This clause restricts what the borrower can do with the cap without the lender’s approval. The four prohibited actions cover every material way the cap could be changed or disposed of: economic amendments, early termination, secondary transfer, and counterparty changes. Any of these actions taken without lender consent would be a breach of the assignment agreement and likely an event of default under the loan agreement as well.

5 — Release of Assignment at Loan Payoff
“Upon the payment in full of all outstanding obligations of Assignor under the Loan Agreement and the termination of all commitments thereunder, Assignee shall promptly execute and deliver to Assignor and Cap Provider a written release of the assignment effected hereby, whereupon all rights assigned pursuant hereto shall revert to Assignor, and Cap Provider shall thereafter make all payments under the Cap Agreement directly to Assignor.”

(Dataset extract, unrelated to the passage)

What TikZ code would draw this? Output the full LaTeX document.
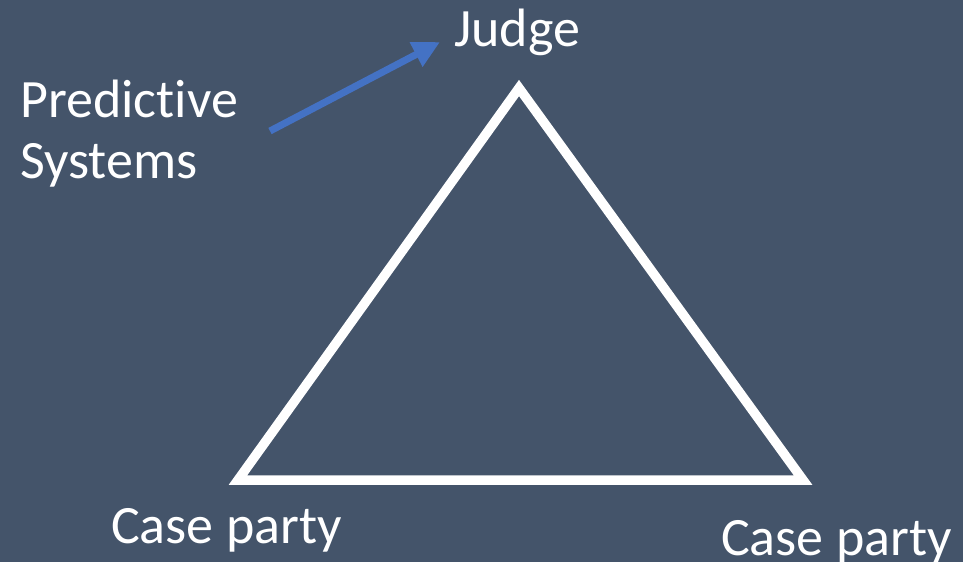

This clause establishes the exit mechanism — how the borrower gets the cap back when the loan is repaid. “Promptly” is the key word for the lender’s obligation. The release triggers the payment redirection back to the borrower, which becomes relevant if the borrower has sold the property and repaid the loan but the cap still has remaining term with residual market value. The borrower needs the formal release to pursue a termination bid or transfer.

Settlement Payment Flow: Where the Money Goes

One of the most practically important effects of the assignment agreement is the redirection of cap settlement payments from the borrower directly to the lender. Understanding exactly how that flow works — and what happens at each step — helps borrowers manage their cash flow expectations and avoid confusion when settlements appear on their loan statements rather than in their bank accounts.

The standard settlement payment path

On each monthly cap settlement date, when SOFR has exceeded the strike during the prior period, the following sequence occurs:

Cap dealer calculates the settlement amount

The dealer observes the reset-period SOFR rate, compares it to the strike, and calculates: Notional × Max(SOFR − Strike, 0) × Accrual Fraction. If positive, a settlement notice is issued to both the borrower and the lender (per the assignment agreement’s notification obligations).

Settlement amount wired to lender’s lockbox account

Per the payment direction in the assignment agreement, the cap dealer wires the settlement amount to the lender-designated lockbox or restricted account — not to the borrower. This happens 2 business days after the calculation date (standard SOFR derivatives settlement timing).

Lender applies settlement to monthly interest payment

The lender’s servicer credits the settlement receipt against the borrower’s monthly interest payment for that period. The net effect: the borrower’s effective monthly payment is reduced by the settlement amount, capping their net interest cost at approximately the strike rate level.

Borrower’s loan statement reflects the offset

The monthly loan statement shows the total interest accrued (at the actual SOFR rate) and the cap settlement credit separately. The net amount owed is the difference. Borrowers should review these statements to verify that settlements are being properly credited — discrepancies can occur if the reference rates or accrual fractions used by the dealer and the servicer differ slightly.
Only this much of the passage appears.